Als schwierig beurteilt der Firmenchef dann aber auch die theoretischen Anforderungen, die die Ausbildung im Allgemeinen beinhaltet: »Die sind meiner Meinung nach zu hoch, weil wir ja im Handwerk gerade die Kandidaten bekommen, die praktisch etwas machen möchten. Die gehen ja deswegen nicht ins Büro, weil sie in der Schule mit den theoretischen Anforderungen Probleme hatten. Jetzt kommt das duale System daher und die Jungs müssen wieder in die Schule mit den hohen theoretischen Hürden und vielen Inhalten, die wir im Handwerk zunächst gar nicht benötigen.«

Alles in allem also ein Dilemma, aus dem es so zunächst keinen Ausweg gibt. Deswegen wünscht sich Klaus Saller für die Zukunft bei der Berufsausbildung eine Reform: »Ich war schon häufiger in Schulen, um für den Job zu werben. Wenn ich jetzt aber die Ausbildungszeit von dreieinhalb Jahren präsentiere – manche kaufmännischen Berufe sind schon nach zwei Jahren abgeschlossen – und ich die Vergütung mitteile, da habe ich einfach gegenüber den anderen Berufen verloren.«

Letztendlich spielt einem in diesem Bereich aber auch das Image des E-Handwerks nicht gerade in die Karten: »Das Image ist tatsächlich nicht das Beste, weil man sich ja schmutzig machen könnte und körperlich arbeiten müsste und mancher munkelt, dass der Verdienst nicht der größte ist.

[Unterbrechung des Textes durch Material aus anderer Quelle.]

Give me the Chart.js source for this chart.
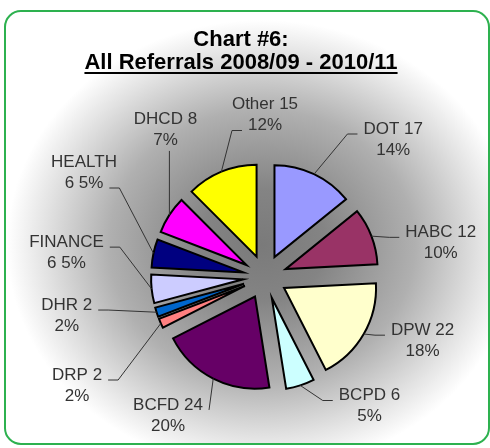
<!DOCTYPE html>
<html>
<head>
	<meta charset="utf-8">
	<title>Chart #6</title>
	<script type="text/javascript" src="https://cdn.jsdelivr.net/npm/chart.js"></script>
	<style type="text/css">
	body { margin: 0; background: #fff; }
	canvas { display: block; }
	</style>
</head>
<body>

<canvas id="myChart" width="490" height="448"></canvas>

<script>
// values, clockwise from 12 o'clock
const categories = ['DOT', 'HABC', 'DPW', 'BCPD', 'BCFD', 'DRP', 'DHR', 'FINANCE', 'HEALTH', 'DHCD', 'Other'];
const referrals = [17, 12, 22, 6, 24, 2, 2, 6, 6, 8, 15];
const percentLabels = [14, 10, 18, 5, 20, 2, 2, 5, 5, 7, 12];
const sliceColors = ['#9999FF', '#993366', '#FFFFCC', '#CCFFFF', '#660066', '#FF8080', '#0066CC', '#CCCCFF', '#000080', '#FF00FF', '#FFFF00'];

const titleLines = ['Chart #6:', 'All Referrals 2008/09 - 2010/11'];

// where the label boxes sit: [clock angle in degrees, distance from pie centre]
const labelSpots = [[43, 188], [79, 179], [112, 170], [141, 166], [215, 169], [240, 217], [259, 202], [277, 200], [300, 209], [326, 178], [0, 162]];
// which text line the leader line hooks onto
const tickLine = [0, 0, 0, 0, 0, 0, 0, 0, 1, 0, 1];

const EXPLODE = 22;
const FONT = '"Liberation Sans", Arial, sans-serif';

function boxPath(ctx, x, y, w, h, r) {
	ctx.beginPath();
	ctx.moveTo(x + r, y);
	ctx.arcTo(x + w, y, x + w, y + h, r);
	ctx.arcTo(x + w, y + h, x, y + h, r);
	ctx.arcTo(x, y + h, x, y, r);
	ctx.arcTo(x, y, x + w, y, r);
	ctx.closePath();
}

const backdrop = {
	id: 'backdrop',
	beforeDraw(chart) {
		const ctx = chart.ctx;
		ctx.save();
		boxPath(ctx, 5, 11, 484, 433, 16);
		ctx.save();
		ctx.clip();
		ctx.translate(262, 245);
		ctx.scale(255, 225);
		const g = ctx.createRadialGradient(0, 0, 0, 0, 0, 1);
		g.addColorStop(0, '#7a7a7a');
		g.addColorStop(0.25, '#848484');
		g.addColorStop(0.6, '#b0b0b0');
		g.addColorStop(0.85, '#e2e2e2');
		g.addColorStop(1, '#ffffff');
		ctx.fillStyle = g;
		ctx.fillRect(-2, -2, 4, 4);
		ctx.restore();
		ctx.strokeStyle = '#2db14f';
		ctx.lineWidth = 2;
		ctx.stroke();

		// title, second line underlined
		ctx.fillStyle = '#000';
		ctx.font = 'bold 22px ' + FONT;
		ctx.textAlign = 'center';
		ctx.textBaseline = 'middle';
		ctx.fillText(titleLines[0], 241, 40);
		ctx.fillText(titleLines[1], 241, 63);
		const w = ctx.measureText(titleLines[1]).width;
		ctx.fillRect(241 - w / 2, 72, w, 2);
		ctx.restore();
	}
};

// push every slice out from the centre by the same distance
const explode = {
	id: 'explode',
	afterDatasetsUpdate(chart) {
		chart.getDatasetMeta(0).data.forEach(arc => {
			const mid = (arc.startAngle + arc.endAngle) / 2;
			arc.x += EXPLODE * Math.cos(mid);
			arc.y += EXPLODE * Math.sin(mid);
		});
	}
};

const sliceLabels = {
	id: 'sliceLabels',
	afterDatasetsDraw(chart) {
		const ctx = chart.ctx;
		const area = chart.chartArea;
		const cx = (area.left + area.right) / 2;
		const cy = (area.top + area.bottom) / 2;
		const lineH = 21;
		ctx.save();
		ctx.font = '17px ' + FONT;
		ctx.fillStyle = '#333';
		ctx.strokeStyle = '#333';
		ctx.lineWidth = 1;
		ctx.textAlign = 'center';
		ctx.textBaseline = 'middle';
		chart.getDatasetMeta(0).data.forEach((arc, i) => {
			const name = categories[i];
			const lines = name.length > 5
				? [name, referrals[i] + ' ' + percentLabels[i] + '%']
				: [name + ' ' + referrals[i], percentLabels[i] + '%'];
			const a = labelSpots[i][0] * Math.PI / 180;
			const bx = cx + labelSpots[i][1] * Math.sin(a);
			const by = cy - labelSpots[i][1] * Math.cos(a);
			const y0 = by - lineH / 2;
			lines.forEach((t, k) => ctx.fillText(t, bx, y0 + k * lineH));

			// leader line from the middle of the slice's rim
			const mid = (arc.startAngle + arc.endAngle) / 2;
			const sx = arc.x + arc.outerRadius * Math.cos(mid);
			const sy = arc.y + arc.outerRadius * Math.sin(mid);
			const k = tickLine[i];
			const half = ctx.measureText(lines[k]).width / 2;
			const ty = y0 + k * lineH + 5;
			let pts;
			if (sx < bx - half - 4) {
				const ax = bx - half - 6;
				pts = ax - sx > 14 ? [[sx, sy], [ax - 10, ty], [ax, ty]] : [[sx, sy], [ax, ty]];
			} else if (sx > bx + half + 4) {
				const ax = bx + half + 6;
				pts = sx - ax > 14 ? [[sx, sy], [ax + 10, ty], [ax, ty]] : [[sx, sy], [ax, ty]];
			} else {
				const ey = sy > by ? y0 + lineH + 11 : y0 - 11;
				pts = [[sx, sy], [sx, ey]];
			}
			ctx.beginPath();
			pts.forEach((p, n) => n ? ctx.lineTo(p[0], p[1]) : ctx.moveTo(p[0], p[1]));
			ctx.stroke();
		});
		ctx.restore();
	}
};

const ctx = document.getElementById('myChart').getContext('2d');
const chart = new Chart(ctx, {
	type: 'pie',
	data: {
		labels: categories,
		datasets: [{
			data: referrals,
			backgroundColor: sliceColors,
			borderColor: '#000',
			borderWidth: 2,
			borderJoinStyle: 'miter'
		}]
	},
	options: {
		responsive: false,
		animation: false,
		radius: 92,
		layout: {
			padding: { top: 106, left: 40, right: 0, bottom: 0 }
		},
		plugins: {
			legend: { display: false },
			tooltip: { enabled: false }
		}
	},
	plugins: [backdrop, explode, sliceLabels]
});
</script>
</body>
</html>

Das, denke ich, ist natürlich von der Außenwirkung her ein Problem. Wobei ich das mit den Verdienstmöglichkeiten persönlich nicht so sehe.«

Zukunftsaussichten

Bild 3: So könnte die Zukunft vermehrt aussehen – Klaus Saller bei der Planung mit seinem KNX-Programmierer Robert Scherzl
Bild 3: So könnte die Zukunft vermehrt aussehen – Klaus Saller bei der Planung mit seinem KNX-Programmierer Robert Scherzl
Irgendwann geht aber auch das schönste Arbeitsleben zu Ende. Dabei ist es für viele inhabergeführte Betriebe nicht leicht, einen potentiellen Kandidaten für eine Übernahme zu finden. Rechtzeitig die Weichen zu stellen, ist für beide aber dennoch wichtig, nicht zuletzt, weil es mit der Gesundheit von Herrn Saller in der jüngsten Vergangenheit nicht gut bestellt war und es kaum Aussicht auf Besserung gibt: eine Multiple Sklerose bindet ihn zunehmend an den Rollstuhl.

Er sieht dennoch positiv in die Zukunft: »Ich liebe meinen Beruf und möchte gerne meine Erfahrung weiterhin an die Azubis oder die Elektrofachkräfte weitergeben. Da ich jetzt nicht mehr aktiv auf den Baustellen unterwegs bin, kann ich mehr und mehr unternehmerisch und planerisch tätig werden und darüber mein Wissen weitergeben.« (Bild 3)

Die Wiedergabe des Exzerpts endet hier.